The timing requirement imposed by GM is not a deadline for getting the paperwork to
GM, but rather a deadline that GM requires the dealer to impose on the customer. There is no
argument here that how long a purchaser takes to give the required document to the dealer at all
affects the timing of GM’s processing of the paperwork. The only two bases in the record for the
requirement are reflected in a paragraph from an affidavit of GM’s employee Jeffrey Watts:
The change in the timing requirement was made in 2012 in response to
abuse or potential abuse to GM’s incentive system that GM discovered.

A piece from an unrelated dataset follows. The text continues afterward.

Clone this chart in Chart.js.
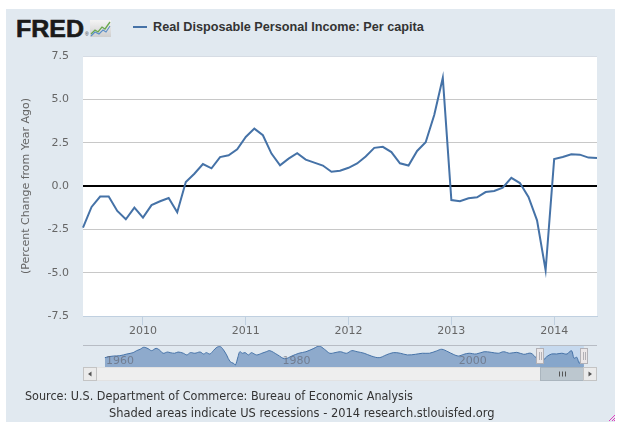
<!DOCTYPE html>
<html>
<head>
<meta charset="utf-8">
<script src="https://cdn.jsdelivr.net/npm/chart.js@4.4.1/dist/chart.umd.min.js"></script>
<style>
  html, body { margin:0; padding:0; background:#ffffff; }
  body { width:629px; height:433px; position:relative; overflow:hidden; }
  #panel { position:absolute; left:6px; top:9px; width:609px; height:413px; background:#e1e9f0; }
  canvas { position:absolute; left:0; }
  .txt { position:absolute; white-space:nowrap; }
  #logo { left:16px; top:17px; font-family:"Liberation Sans", Arial, sans-serif; font-weight:bold; font-size:24px; line-height:24px; color:#1a1a1a; transform-origin:0 0; -webkit-text-stroke:0.6px #1a1a1a; }
  #reg { left:85px; top:32px; font-family:"Liberation Sans", Arial, sans-serif; font-size:5px; line-height:5px; color:#333; }
  #legendTxt { left:153px; top:20px; font-family:"Liberation Sans", Arial, sans-serif; font-weight:bold; font-size:12px; line-height:14px; color:#333333; }
  #legendLine { position:absolute; left:133px; top:26px; width:14px; height:2px; background:#4572a7; }
  #src { left:25px; top:389px; font-family:"DejaVu Sans Condensed","DejaVu Sans",sans-serif; font-stretch:condensed; font-size:11.5px; line-height:14px; color:#333333; }
  #rec { left:109px; top:406px; font-family:"DejaVu Sans Condensed","DejaVu Sans",sans-serif; font-stretch:condensed; font-size:11.5px; line-height:14px; color:#333333; }
  #icon { position:absolute; left:90px; top:20px; }
  #grip { position:absolute; left:608px; top:414px; }
</style>
</head>
<body>
<div id="panel"></div>
<div id="logo" class="txt">FRED</div>
<div id="reg" class="txt">®</div>
<svg id="icon" width="21" height="17" viewBox="0 0 21 17">
  <defs><linearGradient id="g" x1="0" y1="0" x2="0" y2="1"><stop offset="0" stop-color="#f4f4f4"/><stop offset="1" stop-color="#cfcfcf"/></linearGradient></defs>
  <rect x="0" y="0" width="21" height="17" fill="url(#g)"/>
  <polyline points="1,14 5,10 8,12 12,7 15,9 20,2" fill="none" stroke="#6aa84f" stroke-width="1.3"/>
  <polyline points="1,16 5,12 9,14 13,10 16,12 20,6" fill="none" stroke="#5b8fc7" stroke-width="1.1"/>
</svg>
<div id="legendLine"></div>
<div id="legendTxt" class="txt">Real Disposable Personal Income: Per capita</div>
<canvas id="main" width="629" height="345" style="top:0;width:629px;height:345px"></canvas>
<canvas id="nav" width="629" height="45" style="top:340px;width:629px;height:45px"></canvas>
<div id="src" class="txt">Source: U.S. Department of Commerce: Bureau of Economic Analysis</div>
<div id="rec" class="txt">Shaded areas indicate US recessions - 2014 research.stlouisfed.org</div>
<svg id="grip" width="8" height="8" viewBox="0 0 8 8">
  <line x1="7" y1="1" x2="1" y2="7" stroke="#e040c0" stroke-width="1"/>
  <line x1="7" y1="4" x2="4" y2="7" stroke="#e040c0" stroke-width="1"/>
  <line x1="7" y1="6" x2="6" y2="7" stroke="#e040c0" stroke-width="1"/>
</svg>
<script>
// ---- main chart data (percent change from year ago, monthly) ----
const months = [
  '2009-06','2009-07','2009-08','2009-09','2009-10','2009-11','2009-12',
  '2010-01','2010-02','2010-03','2010-04','2010-05','2010-06','2010-07','2010-08','2010-09','2010-10','2010-11','2010-12',
  '2011-01','2011-02','2011-03','2011-04','2011-05','2011-06','2011-07','2011-08','2011-09','2011-10','2011-11','2011-12',
  '2012-01','2012-02','2012-03','2012-04','2012-05','2012-06','2012-07','2012-08','2012-09','2012-10','2012-11','2012-12',
  '2013-01','2013-02','2013-03','2013-04','2013-05','2013-06','2013-07','2013-08','2013-09','2013-10','2013-11','2013-12',
  '2014-01','2014-02','2014-03','2014-04','2014-05','2014-06'
];
const incomeChange = [
  -2.40,-1.21,-0.61,-0.61,-1.44,-1.92,-1.25,
  -1.82,-1.10,-0.88,-0.69,-1.52,0.23,0.71,1.27,1.02,1.67,1.77,2.12,
  2.83,3.31,2.93,1.87,1.19,1.58,1.89,1.52,1.35,1.18,0.82,0.88,
  1.05,1.30,1.70,2.20,2.26,1.96,1.31,1.18,2.02,2.52,4.10,6.24,
  -0.81,-0.88,-0.71,-0.65,-0.35,-0.29,-0.10,0.47,0.17,-0.63,-1.98,-4.86,
  1.55,1.67,1.83,1.81,1.64,1.62
];
const yTicks = [-7.5,-5.0,-2.5,0.0,2.5,5.0,7.5];

// ---- navigator (full history, approximate) ----
const navYears = [
  1960.1,1960.5,1961.1,1961.8,1962.6,1963.3,1963.7,1964.1,1964.5,1965.0,1965.4,1965.9,1966.3,1966.7,1967.2,1967.5,
  1968.0,1968.4,1969.0,1969.4,1969.8,1970.3,1970.9,1971.3,1971.6,1972.0,1972.4,1972.8,1973.2,1973.5,1973.9,1974.3,
  1974.7,1974.9,1975.2,1975.4,1975.7,1976.0,1976.4,1976.7,1977.3,1977.9,1978.4,1978.8,1979.7,1980.5,1981.3,1982.1,
  1982.9,1983.8,1984.4,1985.0,1985.6,1986.2,1986.8,1987.5,1988.1,1988.7,1989.5,1990.3,1991.2,1992.0,1992.8,1993.6,
  1994.4,1995.3,1996.1,1996.9,1997.7,1998.3,1999.0,1999.6,2000.2,2000.8,2001.4,2002.2,2003.1,2003.9,2004.7,2005.3,
  2006.0,2006.8,2007.6,2008.4,2009.05,2009.6,2010.2,2010.75,2011.3,2011.9,2012.5,2013.0,2013.3,2013.6,2013.9,2014.2,2014.42
];
const navValues = [
  0.2,0.85,1.3,1.5,2.6,3.5,4.8,5.7,7.0,6.1,4.8,6.3,5.2,3.1,3.9,3.5,
  3.1,3.9,3.1,2.0,3.5,3.1,3.9,2.6,3.5,2.6,4.8,7.0,7.4,5.7,2.0,-2.4,
  -3.5,-4.6,0.85,4.1,3.1,3.5,2.0,3.5,2.0,3.1,4.1,4.8,2.0,-0.5,1.3,3.1,
  4.1,6.3,7.8,5.7,3.1,3.5,4.1,3.1,4.8,4.1,3.1,1.3,0.2,2.0,3.5,3.1,
  2.0,2.4,3.1,3.1,4.6,5.7,4.1,2.4,1.3,2.4,3.1,2.6,4.1,3.7,3.1,4.1,
  3.1,3.7,2.4,3.1,-0.2,-2.4,0.85,2.6,2.6,3.1,2.6,4.8,-0.2,0.5,-3.5,1.3,1.0
];
const navTickYears = [1960, 1980, 2000];
const navSelection = [2009 + 5/12, 2014 + 5/12];

const LINE = '#4572a7';
const FONT = 'DejaVu Sans';

const plotBg = {
  id:'plotBg',
  beforeDraw(chart){
    const {ctx, chartArea:a} = chart;
    ctx.save(); ctx.fillStyle = '#ffffff';
    ctx.fillRect(a.left, a.top, a.right - a.left, a.bottom - a.top);
    ctx.restore();
  }
};

new Chart(document.getElementById('main'), {
  type:'line',
  data:{ labels: months, datasets:[{ data: incomeChange, borderColor: LINE, borderWidth:2, pointRadius:0, tension:0, fill:false }] },
  options:{
    responsive:false, animation:false, devicePixelRatio:1,
    layout:{ padding:{ left:17, right:32, top:56, bottom:0 } },
    plugins:{ legend:{display:false}, tooltip:{enabled:false} },
    scales:{
      x:{
        type:'category', offset:false,
        grid:{ drawOnChartArea:false, drawTicks:true, tickLength:9,
               color:(c)=> (months[c.index] && months[c.index].endsWith('-01')) ? '#c0d0e0' : 'rgba(0,0,0,0)' },
        border:{ display:true, color:'#c0d0e0', width:1 },
        ticks:{ autoSkip:false, maxRotation:0, minRotation:0, padding:0, color:'#666666', font:{family:FONT, size:11},
                callback:(v,i)=> months[i].endsWith('-01') ? months[i].slice(0,4) : '' },
        afterFit:(s)=>{ s.height = 29; }
      },
      y:{
        min:-7.5, max:7.5,
        afterBuildTicks:(s)=>{ s.ticks = yTicks.map(v=>({value:v})); },
        ticks:{ callback:(v)=> Number(v).toFixed(1), color:'#666666', font:{family:FONT, size:11}, padding:14 },
        grid:{ drawTicks:false,
               color:(c)=> c.tick.value === 0 ? '#000000' : (c.tick.value === 7.5 ? '#d6dce4' : (c.tick.value === -7.5 ? '#c0d0e0' : '#c8c8c8')),
               lineWidth:(c)=> c.tick.value === 0 ? 2 : 1 },
        border:{ display:false },
        title:{ display:true, text:'(Percent Change from Year Ago)', color:'#666666', font:{family:FONT, size:11}, padding:{top:3, bottom:0} },
        afterFit:(s)=>{ s.width = 66; }
      }
    }
  },
  plugins:[plotBg]
});

const navDecor = {
  id:'navDecor',
  beforeDatasetsDraw(chart){
    const {ctx, chartArea:a, scales:{x}} = chart;
    const s0 = x.getPixelForValue(navSelection[0]), s1 = x.getPixelForValue(navSelection[1]);
    ctx.save();
    ctx.fillStyle = '#c6d9ee';
    ctx.fillRect(s0, a.top, s1 - s0, a.bottom - a.top);
    ctx.restore();
  },
  afterDatasetsDraw(chart){
    const {ctx, chartArea:a, scales:{x}} = chart;
    ctx.save();
    ctx.strokeStyle = '#b7bcc4'; ctx.lineWidth = 1;
    ctx.beginPath(); ctx.moveTo(a.left, a.top + 0.5); ctx.lineTo(a.right, a.top + 0.5); ctx.stroke();
    ctx.fillStyle = 'rgba(95,95,105,0.6)';
    ctx.font = '11px "DejaVu Sans"';
    ctx.textBaseline = 'middle'; ctx.textAlign = 'left';
    navTickYears.forEach(yr => { ctx.fillText(String(yr), x.getPixelForValue(yr) + 2, a.top + 16); });
    const s0 = Math.round(x.getPixelForValue(navSelection[0])), s1 = Math.round(x.getPixelForValue(navSelection[1]));
    [s0, s1].forEach(p => {
      ctx.fillStyle = '#ebe7e8'; ctx.strokeStyle = '#b2b1b6';
      ctx.fillRect(p - 3.5, a.top + 3.5, 7, 15); ctx.strokeRect(p - 3.5, a.top + 3.5, 7, 15);
      ctx.beginPath();
      ctx.moveTo(p - 0.5, a.top + 7); ctx.lineTo(p - 0.5, a.top + 15);
      ctx.moveTo(p + 1.5, a.top + 7); ctx.lineTo(p + 1.5, a.top + 15);
      ctx.stroke();
    });
    const sy = a.bottom + 0.5, sh = 13;
    ctx.fillStyle = '#eeeeee'; ctx.strokeStyle = '#e2e2e2';
    ctx.fillRect(a.left, sy, a.right - a.left, sh); ctx.strokeRect(a.left + 0.5, sy, a.right - a.left - 1, sh);
    ctx.fillStyle = '#bcc7cf'; ctx.strokeStyle = '#aab5be';
    ctx.fillRect(s0 + 0.5, sy, s1 - s0, sh); ctx.strokeRect(s0 + 0.5, sy, s1 - s0, sh);
    const cx = Math.round((s0 + s1) / 2);
    ctx.strokeStyle = '#555'; ctx.beginPath();
    [-3, 0, 3].forEach(d => { ctx.moveTo(cx + d + 0.5, sy + 4); ctx.lineTo(cx + d + 0.5, sy + 9); });
    ctx.stroke();
    [[a.left, -1], [a.right - 14, 1]].forEach(([bx, dir]) => {
      ctx.fillStyle = '#ebebeb'; ctx.strokeStyle = '#c4c4c4';
      ctx.fillRect(bx + 0.5, sy, 13, sh); ctx.strokeRect(bx + 0.5, sy, 13, sh);
      const mx = bx + 7, my = sy + sh / 2;
      ctx.fillStyle = '#555'; ctx.beginPath();
      ctx.moveTo(mx + dir * 2, my); ctx.lineTo(mx - dir * 1.5, my - 2.5); ctx.lineTo(mx - dir * 1.5, my + 2.5); ctx.closePath(); ctx.fill();
    });
    ctx.restore();
  }
};

new Chart(document.getElementById('nav'), {
  type:'line',
  data:{ datasets:[{ data: navYears.map((yr, i) => ({x: yr, y: navValues[i]})), borderColor: LINE, borderWidth:1,
                     backgroundColor:'rgba(110,145,190,0.72)', fill:'start', pointRadius:0, tension:0.35 }] },
  options:{
    responsive:false, animation:false, devicePixelRatio:1,
    layout:{ padding:{ left:83, right:32, top:5, bottom:18 } },
    plugins:{ legend:{display:false}, tooltip:{enabled:false} },
    scales:{
      x:{ type:'linear', min:1957.62, max:2015.9, display:false },
      y:{ min:-5.9, max:8.5, display:false }
    }
  },
  plugins:[navDecor]
});

function fit(id, target){
  const el = document.getElementById(id);
  const base = parseFloat(getComputedStyle(el).fontSize);
  const w = el.getBoundingClientRect().width;
  if (w > 0) el.style.fontSize = (base * target / w).toFixed(2) + 'px';
}
function fitX(id, target){
  const el = document.getElementById(id);
  const w = el.getBoundingClientRect().width;
  if (w > 0) el.style.transform = 'scaleX(' + (target / w).toFixed(3) + ')';
}
fit('legendTxt', 271);
fit('src', 388);
fit('rec', 386);
fitX('logo', 68);
</script>
</body>
</html>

When a
vehicle is delivered under the program without the completed required CDA,
eligibility for the VPP incentive is at risk. Mitigation of that risk is entirely within
the dealer’s control because the dealer can work with the customer to obtain the
required documentation. Having a defined “deadline” for obtaining the CDAs
also promotes relationships with customers by ensuring that dealers promptly
complete all required documentation and avoids having delays and potentially
upsetting customers if dealers have to track down customers for documentation
months after a sale.
The reference to “abuse or potential abuse” gives no indication how a timing requirement
will prevent abuse. The majority independently provides a “prophylactic” theory for the
manufacturer’s abuse contention: by denying chargebacks where the customer had more time to
obtain the required documentation, it will be harder for purchasers to obtain the required
document illegitimately. But there is nothing in the record to indicate that it takes longer to get
an illegitimate document than to get a legitimate one, particularly when the purchaser decides
No. 16-3871 Sims Buick-GMC Truck v. General Motors Page 12
when to first walk into the dealership. Assessing the validity of a policy based upon a court’s
ability to come up with some possible justification for it also smacks of rational basis review
under the Equal Protection Clause, rather than the enforcement of a remedial statute like the one
here, designed to protect dealers from manufacturer oppression. See Earl Evans Chevrolet, Inc.
v. Gen. Motors Corp., 598 N.E.2d 1187, 1193 (Ohio Ct. App. 1991).
The other justification for the timing requirement that GM requires dealers to impose is
that customers will be upset by having more rather than less time to provide the needed
documentation. This sounds at best like an after-the-fact rationalization rather than a genuine
concern.
Conclusive acceptance of such weak rationales as significant or important effectively
reads the protection against petty chargebacks out of the statute. Similar rationales could be spun
for the font requirement that the majority correctly gives as a paradigmatic example of a contract
requirement that would not be material under the Dealer Act. A larger font would permit the
document to be read more easily, or might convey seriousness rather than frivolity. Such
rationales would not be irrational, but they would not meet the materiality requirement that
would justify making the dealer bear the cost of the incentives offered by the manufacturer.
In short, the dealer in this case has presented a genuine issue of material fact as to
whether the timing requirement was not material. Accepting the flimsy rationales of the
manufacturer in this case, without more, unduly undermines the protections of the Ohio Dealer
Act. On this point I respectfully dissent. In all other respects, I agree with the majority opinion.